O God of my father Abraham, etc. - This prayer is remarkable for its simplicity and energy; and it is a model too for prayer, of which it contains the essential constituents: - 1. Deep self-abasement. 2. Magnification of God's mercy. 3. Deprecation of the evil to which he was exposed. 4. Pleading the promises that God had made to him. And, 5. Taking encouragement from what God had already wrought.
Verse 10

I am not worthy of the least of all the mercies - The marginal reading is more consistent with the original: קטנתי מכל החסדים ומכל האמת katonti miccol hachasadim umiccol haemeth, I am less than all the compassions, and than all the faithfulness, which thou hast showed unto thy servant. Probably St Paul had his eye on this passage when he wrote, Unto me, who am less than the least of all saints. A man who sees himself in the light of God will ever feel that he has no good but what he has received, and that he deserves nothing of all that he has. The archangels of God cannot use a different language, and even the spirits of just men consummated in their plenitude of bliss, cannot make a higher boast.
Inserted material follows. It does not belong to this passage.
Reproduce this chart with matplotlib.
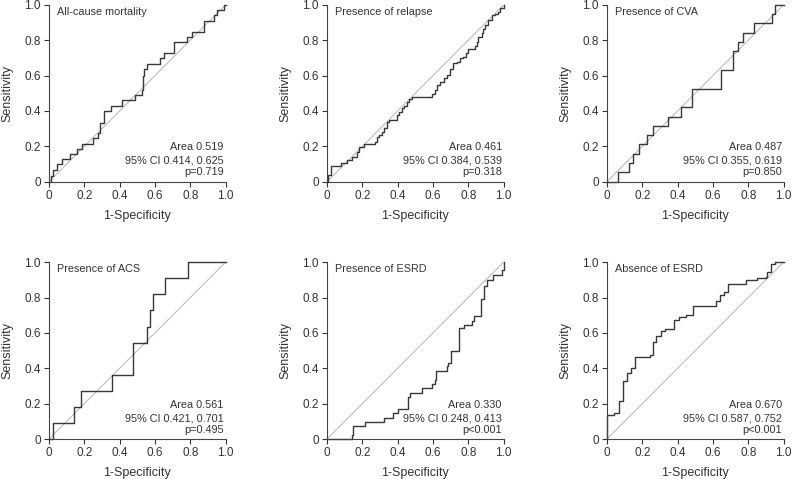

For with my staff - i.e., myself alone, without any attendants, as the Chaldee has properly rendered it.
Verse 11

And the mother with the children - He must have had an awful opinion of his brother when he used this expression, which implies the utmost cruelty, proceeding in the work of slaughter to total extermination. See Hos 10:14.
Verse 12

Make thy seed as the sand - Having come to the promise by which the covenant was ratified both to Abraham and Isaac, he ceased, his faith having gained strong confirmation in a promise which he knew could not fail, and which he found was made over to him, as it had been to his father and grandfather.